On Sunday, November 5, we experienced a bit over 1h10m of partially available ingestion, along with roughly 5 minutes of complete ingestion outage. Starting at around 02:15 UTC, customers might have seen event processing from our API ingestion endpoint be slower, often failing in an on-and-off manner, until it stopped entirely for a few minutes. At 02:50 UTC, the system briefly recovered, although it took until 03:30 UTC for it to become fully stable again.
We detected the issue through our standard alerting mechanisms, which notified our on-call engineers of issues with both ingestion performance and stability. Additionally, automated load-shedding mechanisms aiming to maintain system stability were tripped and generated extra notifications.
Despite the load-shedding being in place—with the objective of dropping traffic more aggressively to prevent a cascade of ingest host failures—we found our ingestion fleet in a series of restarts. Our engineers tried to manually and aggressively scale the fleet up to buy it more capacity. We then noticed an interplay with Kubernetes’ crash loop back-off behavior, which took previously failing hosts and kept them offline, which incidentally meant our overall cluster capacity still wasn’t sufficient.
We also saw aggressive retry behavior from some traffic sources looking a bit like a thundering herd, so we cut off most ingest for a few minutes to let us build back the required capacity in ingest host to deal with all the incoming data. We then quickly recovered, and tweaked rate-limiting for our most aggressive sources to stabilize the cluster.
After analysis, we’ve gathered a few clues indicating that this is a variation on previously seen incidents for which we generally had adequate mitigation mechanisms in place, but that happened in a manner that circumvented some of it this time around.

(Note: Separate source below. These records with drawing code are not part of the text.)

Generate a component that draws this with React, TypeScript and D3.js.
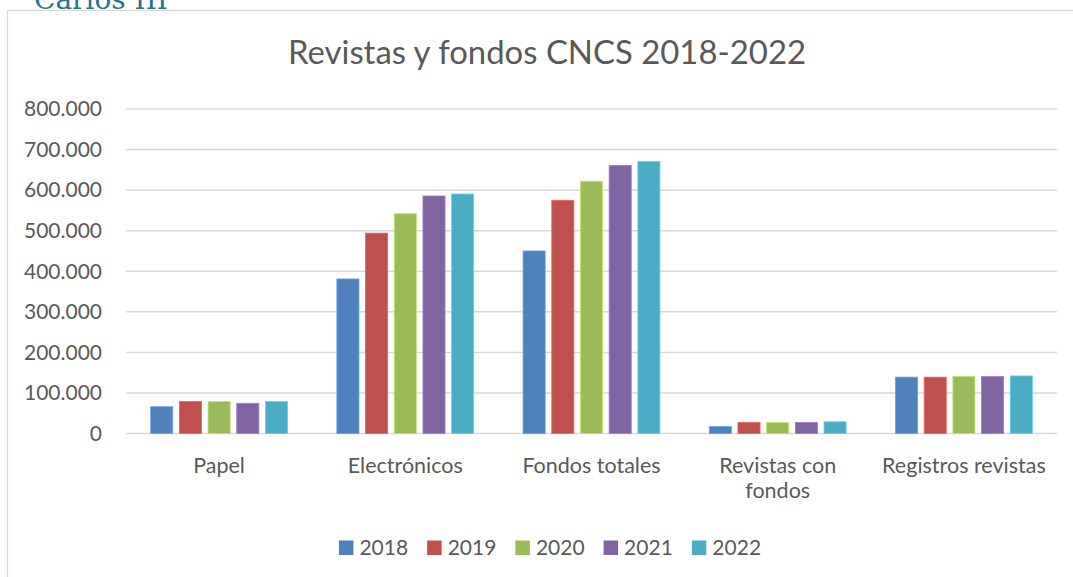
import React, { useEffect, useRef } from "react";
import * as d3 from "d3";

// Data
const categories = ["Papel", "Electrónicos", "Fondos totales", "Revistas con fondos", "Registros revistas"];
const categoryLines = [["Papel"], ["Electrónicos"], ["Fondos totales"], ["Revistas con", "fondos"], ["Registros revistas"]];
const years = ["2018", "2019", "2020", "2021", "2022"];
const values2018 = [66000, 381000, 450000, 17000, 139000];
const values2019 = [79000, 494000, 575000, 27000, 139000];
const values2020 = [79000, 542000, 622000, 27000, 140500];
const values2021 = [74500, 585500, 661000, 27000, 140500];
const values2022 = [79000, 590500, 671000, 29000, 142000];
const yTicks = [0, 100000, 200000, 300000, 400000, 500000, 600000, 700000, 800000];
const colors = ["#4F81BD", "#C0504D", "#9BBB59", "#8064A2", "#4BACC6"];

const seriesValues = [values2018, values2019, values2020, values2021, values2022];

const W = 1073;
const H = 577;
const FONT = "Lato, 'Open Sans', sans-serif";
const TEXT = "#595959";

export default function App() {
  const svgRef = useRef<SVGSVGElement>(null);

  useEffect(() => {
    const svg = d3.select(svgRef.current);
    svg.selectAll("*").remove();

    // logo text above the chart frame, cropped by the page top as in the source
    svg
      .append("text")
      .attr("x", 34)
      .attr("y", 9)
      .attr("font-family", "'DejaVu Serif', serif")
      .attr("font-size", 28)
      .attr("fill", "#2b7189")
      .text("Carlos III");

    // chart frame
    svg
      .append("rect")
      .attr("x", 7.5)
      .attr("y", 10.5)
      .attr("width", W + 20)
      .attr("height", H + 20)
      .attr("fill", "#fff")
      .attr("stroke", "#d9d9d9")
      .attr("stroke-width", 1.3);

    // title
    svg
      .append("text")
      .attr("x", 547)
      .attr("y", 64)
      .attr("text-anchor", "middle")
      .attr("font-family", FONT)
      .attr("font-size", 32.9)
      .attr("fill", TEXT)
      .text("Revistas y fondos CNCS 2018-2022");

    const left = 126;
    const right = 1057;
    const y = d3.scaleLinear().domain([0, 800000]).range([433.5, 109]);

    const x0 = d3
      .scaleBand()
      .domain(categories)
      .range([left, right])
      .paddingInner(0.265)
      .paddingOuter(0.1325);

    const x1 = d3
      .scaleBand()
      .domain(years)
      .range([0, x0.bandwidth()])
      .paddingInner(0.23);

    const fmt = (v: number) => (v === 0 ? "0" : d3.format(",")(v).replace(/,/g, "."));

    // gridlines
    svg
      .append("g")
      .selectAll("line")
      .data(yTicks)
      .enter()
      .append("line")
      .attr("x1", left)
      .attr("x2", right)
      .attr("y1", (d) => y(d))
      .attr("y2", (d) => y(d))
      .attr("stroke", "#d9d9d9")
      .attr("stroke-width", 1.5);

    // y labels
    svg
      .append("g")
      .selectAll("text")
      .data(yTicks)
      .enter()
      .append("text")
      .attr("x", 102)
      .attr("y", (d) => y(d))
      .attr("dy", "0.35em")
      .attr("text-anchor", "end")
      .attr("font-family", FONT)
      .attr("font-size", 21)
      .attr("fill", TEXT)
      .text((d) => fmt(d));

    // bars
    const groups = svg
      .append("g")
      .selectAll("g")
      .data(categories)
      .enter()
      .append("g")
      .attr("transform", (d) => `translate(${x0(d)},0)`);

    groups
      .selectAll("rect")
      .data((c, ci) => years.map((yr, si) => ({ yr, si, v: seriesValues[si][ci] })))
      .enter()
      .append("rect")
      .attr("x", (d) => x1(d.yr)!)
      .attr("width", x1.bandwidth())
      .attr("y", (d) => y(d.v))
      .attr("height", (d) => y(0) - y(d.v))
      .attr("fill", (d) => colors[d.si])
      .attr("stroke", (d) => d3.color(colors[d.si])!.brighter(0.6).formatHex())
      .attr("stroke-width", 0.8);

    // category labels
    categories.forEach((c, i) => {
      const t = svg
        .append("text")
        .attr("text-anchor", "middle")
        .attr("font-family", FONT)
        .attr("font-size", 21.5)
        .attr("fill", TEXT);
      categoryLines[i].forEach((line, li) => {
        t.append("tspan")
          .attr("x", x0(c)! + x0.bandwidth() / 2)
          .attr("y", 472.5 + li * 25.5)
          .text(line);
      });
    });

    // legend
    const legend = svg.append("g");
    let cx = 0;
    years.forEach((yr, i) => {
      const g = legend.append("g").attr("transform", `translate(${cx},0)`);
      g.append("rect")
        .attr("x", 0)
        .attr("y", 540.5)
        .attr("width", 14.5)
        .attr("height", 14.5)
        .attr("fill", colors[i]);
      const t = g
        .append("text")
        .attr("x", 20.5)
        .attr("y", 555)
        .attr("font-family", FONT)
        .attr("font-size", 21)
        .attr("fill", TEXT)
        .text(yr);
      const tw = (t.node() as SVGTextElement).getComputedTextLength();
      cx += 20.5 + tw + 19;
    });
    const totalW = cx - 19;
    legend.attr("transform", `translate(${550 - totalW / 2},0)`);
  }, []);

  return (
    <svg
      ref={svgRef}
      width={W}
      height={H}
      style={{ position: "absolute", left: 0, top: 0, background: "#fff" }}
    />
  );
}
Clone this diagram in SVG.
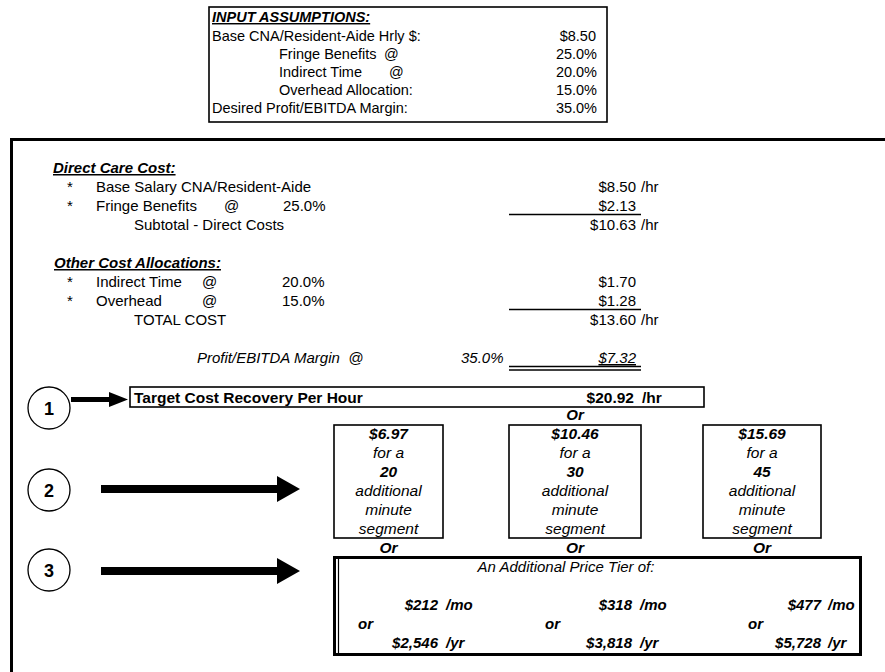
<svg xmlns="http://www.w3.org/2000/svg" width="885" height="672" viewBox="0 0 885 672">
<style>
text{font-family:"Liberation Sans",Arial,sans-serif;font-size:15px;fill:#000}
.in text{font-size:14.5px}
.opt text{font-size:15.5px}
.t{font-size:15.5px}
.b{font-weight:bold}
.i{font-style:italic}
.u{text-decoration:underline}
.e{text-anchor:end}
.m{text-anchor:middle}
.box{fill:none;stroke:#000;stroke-width:1.6}
.thick{fill:none;stroke:#000;stroke-width:3}
.ln{stroke:#000;stroke-width:1.6}
.circ{fill:#fff;stroke:#000;stroke-width:1.3}
.num{font-size:18px;font-weight:bold;text-anchor:middle}
</style>
<rect width="885" height="672" fill="#fff"/>

<g id="input-assumptions" class="in">
<rect class="box" x="209" y="7" width="398" height="115"/>
<text class="b i u" x="212" y="22">INPUT ASSUMPTIONS:</text>
<text x="212" y="41">Base CNA/Resident-Aide Hrly $:</text><text class="e" x="596" y="41">$8.50</text>
<text x="279" y="59">Fringe Benefits</text><text x="384" y="59">@</text><text class="e" x="597" y="59">25.0%</text>
<text x="279" y="77">Indirect Time</text><text x="389" y="77">@</text><text class="e" x="597" y="77">20.0%</text>
<text x="279" y="95">Overhead Allocation:</text><text class="e" x="597" y="95">15.0%</text>
<text x="212" y="113">Desired Profit/EBITDA Margin:</text><text class="e" x="597" y="113">35.0%</text>
</g>

<g id="worksheet-frame">
<path class="thick" d="M886 139.5H11.5V672"/>
</g>

<g id="direct-care-cost">
<text class="b i u" x="53" y="173">Direct Care Cost:</text>
<text x="67" y="192">*</text><text x="96" y="192">Base Salary CNA/Resident-Aide</text><text class="e" x="636" y="192">$8.50</text><text x="641" y="192">/hr</text>
<text x="67" y="211">*</text><text x="96" y="211">Fringe Benefits</text><text x="224" y="211">@</text><text x="283" y="211">25.0%</text><text class="e" x="636" y="211">$2.13</text>
<line class="ln" x1="509" y1="214.5" x2="641" y2="214.5"/>
<text x="134" y="230">Subtotal - Direct Costs</text><text class="e" x="636" y="230">$10.63</text><text x="641" y="230">/hr</text>
</g>

<g id="other-cost-allocations">
<text class="b i u" x="54" y="268">Other Cost Allocations:</text>
<text x="67" y="287">*</text><text x="96" y="287">Indirect Time</text><text x="202" y="287">@</text><text x="282" y="287">20.0%</text><text class="e" x="636" y="287">$1.70</text>
<text x="67" y="306">*</text><text x="96" y="306">Overhead</text><text x="202" y="306">@</text><text x="282" y="306">15.0%</text><text class="e" x="636" y="306">$1.28</text>
<line class="ln" x1="509" y1="309.5" x2="641" y2="309.5"/>
<text x="134" y="325">TOTAL COST</text><text class="e" x="636" y="325">$13.60</text><text x="641" y="325">/hr</text>
<text class="i" x="197" y="363" xml:space="preserve">Profit/EBITDA Margin  @</text><text class="i" x="461" y="363">35.0%</text><text class="i u e" x="636" y="363">$7.32</text>
<line class="ln" x1="509" y1="366.5" x2="641" y2="366.5"/>
<line class="ln" x1="509" y1="370" x2="641" y2="370"/>
</g>

<g id="target-cost-recovery">
<rect class="box" x="130" y="387" width="574" height="20"/>
<text class="b t" x="134" y="402.5">Target Cost Recovery Per Hour</text><text class="b e t" x="634" y="402.5">$20.92</text><text class="b t" x="642" y="402.5">/hr</text>
<text class="b i m" x="575" y="420">Or</text>
</g>

<g id="option-20" class="opt">
<rect class="box" x="334" y="425" width="109" height="113"/>
<text class="b i m" x="388.5" y="439">$6.97</text>
<text class="i m" x="388.5" y="458">for a</text>
<text class="b i m" x="388.5" y="477">20</text>
<text class="i m" x="388.5" y="496">additional</text>
<text class="i m" x="388.5" y="515">minute</text>
<text class="i m" x="388.5" y="534">segment</text>
<text class="b i m" x="388.5" y="553">Or</text>
</g>
<g id="option-30" class="opt">
<rect class="box" x="509" y="425" width="132" height="113"/>
<text class="b i m" x="575" y="439">$10.46</text>
<text class="i m" x="575" y="458">for a</text>
<text class="b i m" x="575" y="477">30</text>
<text class="i m" x="575" y="496">additional</text>
<text class="i m" x="575" y="515">minute</text>
<text class="i m" x="575" y="534">segment</text>
<text class="b i m" x="575" y="553">Or</text>
</g>
<g id="option-45" class="opt">
<rect class="box" x="703" y="425" width="118" height="113"/>
<text class="b i m" x="762" y="439">$15.69</text>
<text class="i m" x="762" y="458">for a</text>
<text class="b i m" x="762" y="477">45</text>
<text class="i m" x="762" y="496">additional</text>
<text class="i m" x="762" y="515">minute</text>
<text class="i m" x="762" y="534">segment</text>
<text class="b i m" x="762" y="553">Or</text>
</g>

<g id="price-tier">
<rect class="thick" x="334.5" y="557.5" width="526" height="97"/>
<line x1="338.5" y1="559" x2="338.5" y2="653" stroke="#000" stroke-width="1.2"/>
<text class="i m" x="566" y="572">An Additional Price Tier of:</text>
<text class="b i e" x="438" y="610">$212</text><text class="b i" x="446" y="610">/mo</text>
<text class="b i" x="358" y="629">or</text>
<text class="b i e" x="438" y="648">$2,546</text><text class="b i" x="446" y="648">/yr</text>
<text class="b i e" x="632" y="610">$318</text><text class="b i" x="640" y="610">/mo</text>
<text class="b i" x="545" y="629">or</text>
<text class="b i e" x="632" y="648">$3,818</text><text class="b i" x="640" y="648">/yr</text>
<text class="b i e" x="821" y="610">$477</text><text class="b i" x="828" y="610">/mo</text>
<text class="b i" x="748" y="629">or</text>
<text class="b i e" x="821" y="648">$5,728</text><text class="b i" x="828" y="648">/yr</text>
</g>

<g id="step-1"><circle class="circ" cx="49" cy="408" r="21"/><text class="num" x="49" y="414.5">1</text></g>
<g id="step-2"><circle class="circ" cx="49" cy="490" r="21"/><text class="num" x="49" y="496.5">2</text></g>
<g id="step-3"><circle class="circ" cx="49" cy="570" r="21"/><text class="num" x="49" y="576.5">3</text></g>

<g id="connectors">
<polygon points="71,397 109,397 109,392 128,399.5 109,407 109,402 71,402"/>
<polygon points="101,485 277,485 277,476 300,489 277,502 277,493 101,493"/>
<polygon points="101,567 277,567 277,558 300,571 277,584 277,575 101,575"/>
</g>
</svg>
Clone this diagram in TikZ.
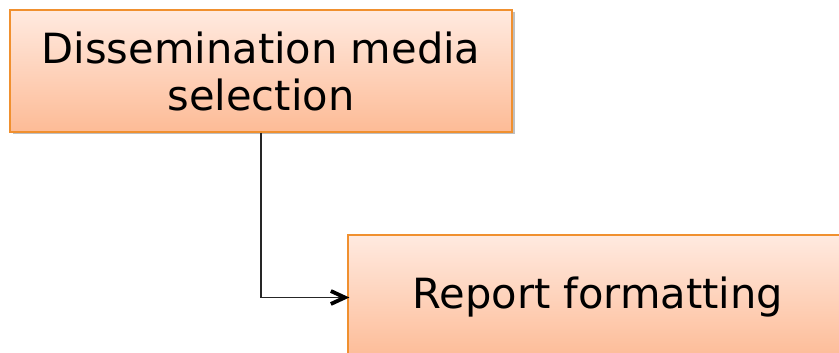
\documentclass[tikz,border=0pt]{standalone}
\usepackage{fontspec}
\setmainfont{DejaVu Sans}
\usetikzlibrary{arrows.meta,shadows}
\definecolor{boxtop}{HTML}{FFEAE0}
\definecolor{boxbot}{HTML}{FDBB96}
\definecolor{boxline}{HTML}{F0902F}
\tikzset{
  stepbox/.style={draw=boxline, line width=1.3pt, top color=boxtop, bottom color=boxbot,
    drop shadow={shadow xshift=2.5pt, shadow yshift=-2.5pt, fill=black, opacity=0.25},
    align=center, font=\fontsize{41.6}{47}\selectfont, inner sep=0pt},
  conn/.style={draw=black!85, line width=1.2pt},
  chev/.style={draw=black, line width=3.8pt, line join=miter}
}
\begin{document}
\begin{tikzpicture}[x=1pt,y=1pt]
\useasboundingbox (0,0) rectangle (839,353);
\clip (0,0) rectangle (839,353);
\node[stepbox, minimum width=502pt, minimum height=122pt] (a) at (261,282) {Dissemination media\\selection};
\node[stepbox, minimum width=500pt, minimum height=125pt] (b) at (598,55.5) {Report formatting};
\coordinate (k) at (a.south |- b.west);
\coordinate (tip) at ([xshift=-2.5pt]b.west);
\draw[conn] (a.south) -- (k) -- (tip);
\draw[chev] ([shift={(-14pt,6.5pt)}]tip) -- (tip) -- ([shift={(-14pt,-6.5pt)}]tip);
\end{tikzpicture}
\end{document}
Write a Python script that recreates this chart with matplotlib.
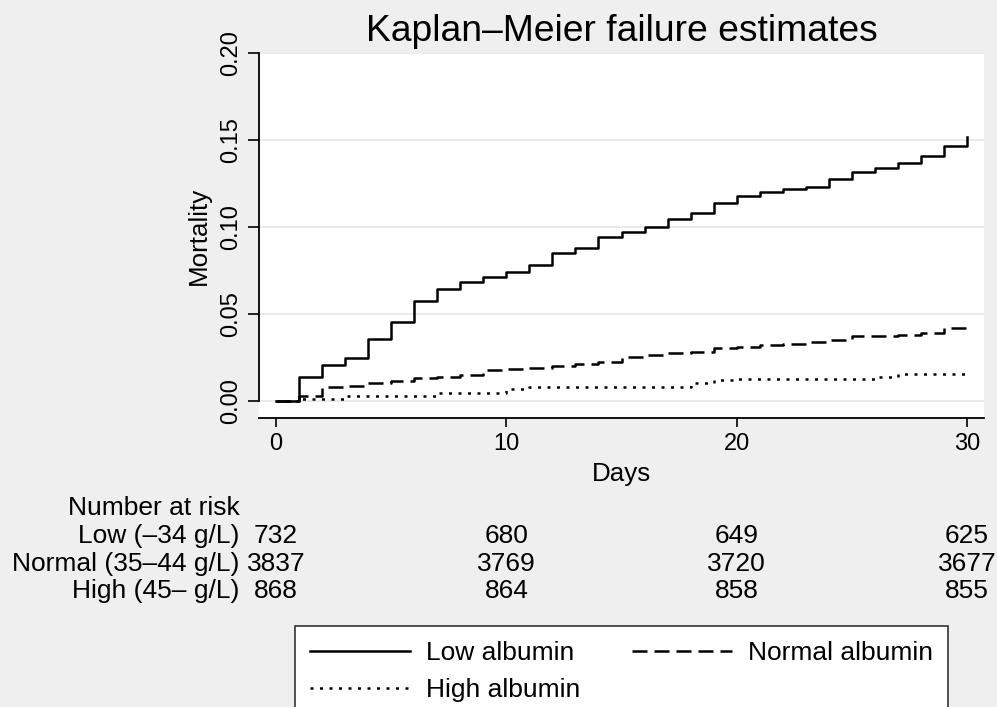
import matplotlib
matplotlib.use('Agg')
import matplotlib.pyplot as plt
from matplotlib.transforms import blended_transform_factory

plt.rcParams['font.family'] = ['Liberation Sans', 'DejaVu Sans']

# days since admission and KM failure estimates
days = list(range(31))
low = [0.0, 0.0136, 0.0207, 0.0245, 0.0356, 0.0452, 0.0575, 0.0646, 0.0684, 0.0713,
       0.0740, 0.0782, 0.0852, 0.0877, 0.0944, 0.0973, 0.1002, 0.1044, 0.1082, 0.1136,
       0.1180, 0.1203, 0.1216, 0.1232, 0.1274, 0.1314, 0.1341, 0.1370, 0.1410, 0.1466,
       0.1519]
normal = [0.0, 0.0030, 0.0079, 0.0086, 0.0104, 0.0117, 0.0130, 0.0136, 0.0149, 0.0178,
          0.0184, 0.0192, 0.0203, 0.0213, 0.0226, 0.0255, 0.0266, 0.0276, 0.0284, 0.0305,
          0.0312, 0.0320, 0.0328, 0.0341, 0.0352, 0.0372, 0.0375, 0.0380, 0.0390, 0.0418,
          0.0418]
high = [0.0, 0.0011, 0.0011, 0.0028, 0.0028, 0.0028, 0.0028, 0.0044, 0.0044, 0.0044,
        0.0071, 0.0082, 0.0082, 0.0082, 0.0082, 0.0082, 0.0082, 0.0082, 0.0105, 0.0121,
        0.0126, 0.0126, 0.0126, 0.0126, 0.0126, 0.0126, 0.0140, 0.0153, 0.0153, 0.0153,
        0.0153]

# number at risk table
risk_days = [0, 10, 20, 30]
risk_groups = ['Low (\u201334 g/L)', 'Normal (35\u201344 g/L)', 'High (45\u2013 g/L)']
risk_low = [732, 680, 649, 625]
risk_normal = [3837, 3769, 3720, 3677]
risk_high = [868, 864, 858, 855]

bg = '#efefef'
W, H = 997, 707
fig = plt.figure(figsize=(W / 100, H / 100), dpi=100, facecolor=bg)
ax = fig.add_axes([259 / W, 1 - 418 / H, (984 - 259) / W, (418 - 53) / H])
ax.set_facecolor('white')

lw = 1.8
l1, = ax.step(days, low, where='post', color='black', lw=lw, label='Low albumin')
l2, = ax.step(days, normal, where='post', color='black', lw=lw,
              linestyle=(0, (6, 2.8)), label='Normal albumin')
l3, = ax.step(days, high, where='post', color='black', lw=lw,
              linestyle=(0, (1.2, 2.6)), label='High albumin')

ax.set_xlim(-0.74, 30.74)
ax.set_ylim(-0.0098, 0.2)
ax.set_xticks([0, 10, 20, 30])
ax.set_yticks([0, 0.05, 0.10, 0.15, 0.20])
ax.set_yticklabels(['0.00', '0.05', '0.10', '0.15', '0.20'])
ax.grid(axis='y', color='#e4e4e4', lw=1.1)
ax.set_axisbelow(True)
for s in ['top', 'right']:
    ax.spines[s].set_visible(False)
for s in ['left', 'bottom']:
    ax.spines[s].set_linewidth(1.3)
ax.spines['left'].set_bounds(0, 0.2)

ax.tick_params(axis='y', length=8, width=1.2, pad=4.5, labelsize=17, labelrotation=90)
ax.tick_params(axis='x', length=6.5, width=1.2, pad=4.5, labelsize=17)
plt.setp(ax.get_yticklabels(), va='center')

ax.set_ylabel('Mortality', fontsize=18.7, va='center')
ax.yaxis.set_label_coords((199 - 259) / 725, 0.5)
ax.set_xlabel('Days', fontsize=18.7, va='baseline')
ax.xaxis.set_label_coords(0.5, (418 - 481.5) / 365)

fig.text(621.5 / W, 1 - 41 / H, 'Kaplan\u2013Meier failure estimates',
         fontsize=26.8, ha='center', va='baseline')

# number at risk
tr = blended_transform_factory(ax.transData, fig.transFigure)
fig.text(240 / W, 1 - 515 / H, 'Number at risk', fontsize=19, ha='right', va='baseline')
rows_y = [543, 571, 598]
for grp, vals, yy in zip(risk_groups, [risk_low, risk_normal, risk_high], rows_y):
    fig.text(239 / W, 1 - yy / H, grp, fontsize=19, ha='right', va='baseline')
    for d, v in zip(risk_days, vals):
        ax.text(d, 1 - yy / H, str(v), transform=tr, fontsize=19,
                ha='center', va='baseline', clip_on=False)

leg = fig.legend(handles=[l1, l3, l2], ncol=2, fontsize=19,
                 loc='upper left', mode='expand',
                 bbox_to_anchor=(295 / W, 0.0, (948 - 295) / W, 1 - 626 / H),
                 borderaxespad=0, borderpad=0.57, labelspacing=0.5,
                 handlelength=3.8, handletextpad=0.6, columnspacing=1.8,
                 fancybox=False, framealpha=1, facecolor='white', edgecolor='#333333')
leg.get_frame().set_linewidth(1.2)

fig.savefig('out.png', dpi=100, facecolor=bg)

Specifically, what we’ve found out is an abnormally large amount of queries coming from spread out connections within a few minutes. Before auto-scaling could kick in (which may have been slowed down by recent optimizations to our ingest code that shifted its workload a bit), these requests also managed to trigger a lot of database writes that inadvertently trampled each other and bogged down our connection pools. This happened faster than it took our cache—which would circumvent that work—to propagate the writes to all hosts. This, in turn, amplified and accelerated the memory use of our ingestion hosts, until they died.
By the time the hosts came all back, the writes had managed to make it through and the caches automatically refreshed themselves, but we hadn’t yet managed to be stable again. We identified some of our customers sending us more than 20x their usual traffic. We initially thought this would be a backfill, but then started suspecting a surprising retry behavior. Because the OTel protocol can only return a success or a failure for an entire batch of spans but we might drop only some of them, we suspected they would re-send entire batches just to cover a small portion of failures. We temporarily dropped rate-limits to their traffic until it subsided, and the ingestion pipeline as a whole got stable again.
Because the failure mode is relatively well understood, our next step is to focus on determining the projects that will address these failure paths. We have scaled up the fleet to prevent a repeat of this incident while we work on the longer term fixes.